Leaving the pictures out, print the lines from the first line of the listing through the line containing "(0,0) rectangle (1636,599);", exactly as they read, and no others.

Information provided.
═══

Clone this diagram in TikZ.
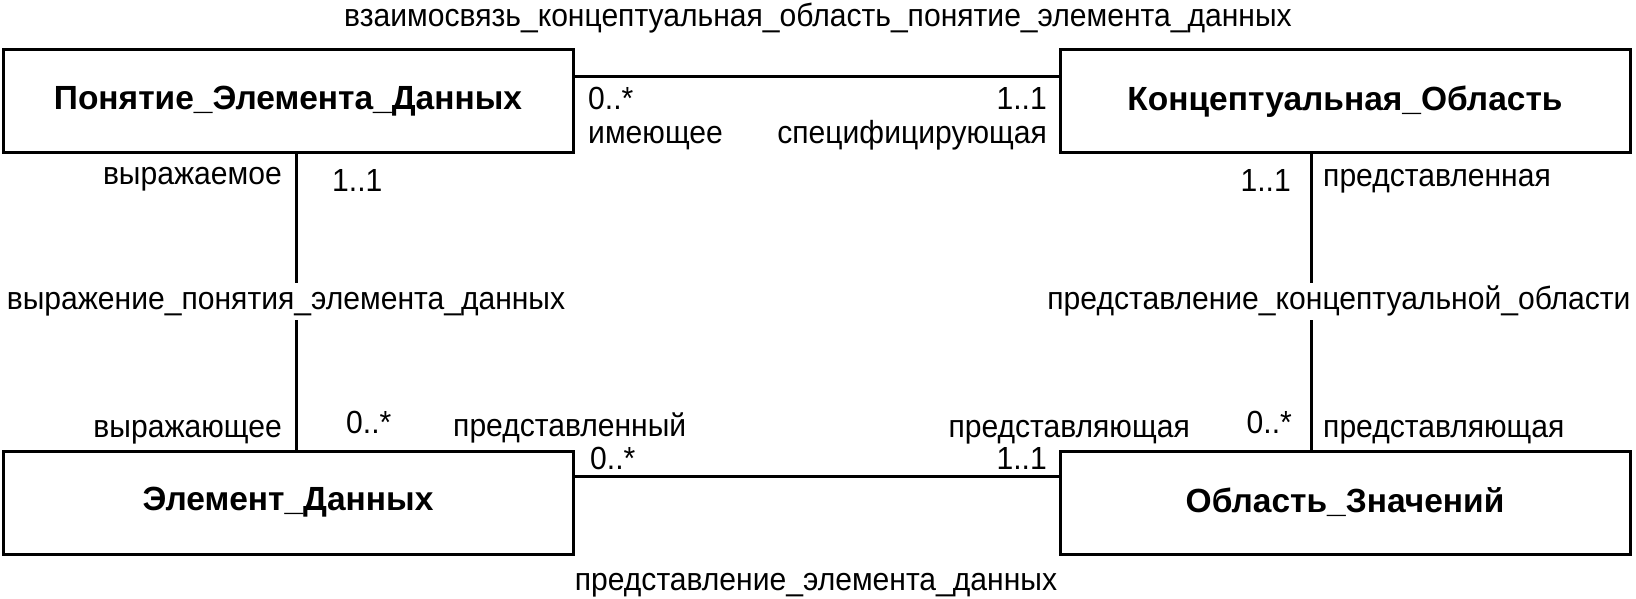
\documentclass[tikz,border=0pt]{standalone}
\usepackage{fontspec}
\setmainfont{Liberation Sans}[FakeStretch=0.94]
\newfontfamily\boxfont{Liberation Sans}
\begin{document}
\begin{tikzpicture}[x=1pt,y=-1pt,
  txt/.style={font=\fontsize{32}{38}\selectfont, inner sep=0pt},
  cls/.style={draw, line width=3pt, minimum width=570pt, minimum height=103pt,
    font=\boxfont\bfseries\fontsize{33.5}{40}\selectfont, inner sep=0pt},
  conn/.style={line width=3pt},
  gaplbl/.style={txt, fill=white, text height=23pt, text depth=8pt, inner ysep=3pt, inner xsep=0pt}]

\useasboundingbox[fill=white] (0,0) rectangle (1636,599);

% classes
\node[cls] (pe) at (288,101.5) {Понятие\_Элемента\_Данных};
\node[cls] (ko) at (1345,101.5) {Концептуальная\_Область};
\node[cls] (ed) at (288,502.5) {Элемент\_Данных};
\node[cls] (oz) at (1345,502.5) {Область\_Значений};

% associations
\draw[conn] ([yshift=24.5pt]pe.east) -- ([yshift=24.5pt]ko.west);
\draw[conn] ([yshift=26.5pt]ed.east) -- ([yshift=26.5pt]oz.west);
\draw[conn] ([xshift=8pt]pe.south) -- ([xshift=8pt]ed.north);
\draw[conn] ([xshift=-34pt]ko.south) -- ([xshift=-34pt]oz.north);

% association names
\node[txt, anchor=base] (a1) at (818,27) {взаимосвязь\_концептуальная\_область\_понятие\_элемента\_данных};
\node[gaplbl, anchor=base] (a2) at (286,309) {выражение\_понятия\_элемента\_данных};
\node[gaplbl, anchor=base] (a3) at (1339,309) {представление\_концептуальной\_области};
\node[txt, anchor=base] (a4) at (816,590) {представление\_элемента\_данных};

% roles and multiplicities
\node[txt, anchor=base west] (r1) at (588,110) {0..*};
\node[txt, anchor=base west] (r2) at (588,143) {имеющее};
\node[txt, anchor=base east] (r3) at (1047,110) {1..1};
\node[txt, anchor=base east] (r4) at (1047,143) {специфицирующая};
\node[txt, anchor=base east] (r5) at (282,185) {выражаемое};
\node[txt, anchor=base west] (r6) at (332,191) {1..1};
\node[txt, anchor=base east] (r7) at (1291,191) {1..1};
\node[txt, anchor=base west] (r8) at (1323,186) {представленная};
\node[txt, anchor=base east] (r9) at (282,437) {выражающее};
\node[txt, anchor=base west] (r10) at (346,433) {0..*};
\node[txt, anchor=base west] (r11) at (453,436) {представленный};
\node[txt, anchor=base east] (r12) at (1190,437) {представляющая};
\node[txt, anchor=base east] (r13) at (1292,433) {0..*};
\node[txt, anchor=base west] (r14) at (1323,437) {представляющая};
\node[txt, anchor=base west] (r15) at (590,469) {0..*};
\node[txt, anchor=base east] (r16) at (1047,469) {1..1};
\end{tikzpicture}
\end{document}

═══

Response to this task.
Clone this diagram in TikZ.
\documentclass[tikz,border=0pt]{standalone}
\usepackage{fontspec}
\setmainfont{Liberation Sans}[FakeStretch=0.94]
\newfontfamily\boxfont{Liberation Sans}
\begin{document}
\begin{tikzpicture}[x=1pt,y=-1pt,
  txt/.style={font=\fontsize{32}{38}\selectfont, inner sep=0pt},
  cls/.style={draw, line width=3pt, minimum width=570pt, minimum height=103pt,
    font=\boxfont\bfseries\fontsize{33.5}{40}\selectfont, inner sep=0pt},
  conn/.style={line width=3pt},
  gaplbl/.style={txt, fill=white, text height=23pt, text depth=8pt, inner ysep=3pt, inner xsep=0pt}]

\useasboundingbox[fill=white] (0,0) rectangle (1636,599);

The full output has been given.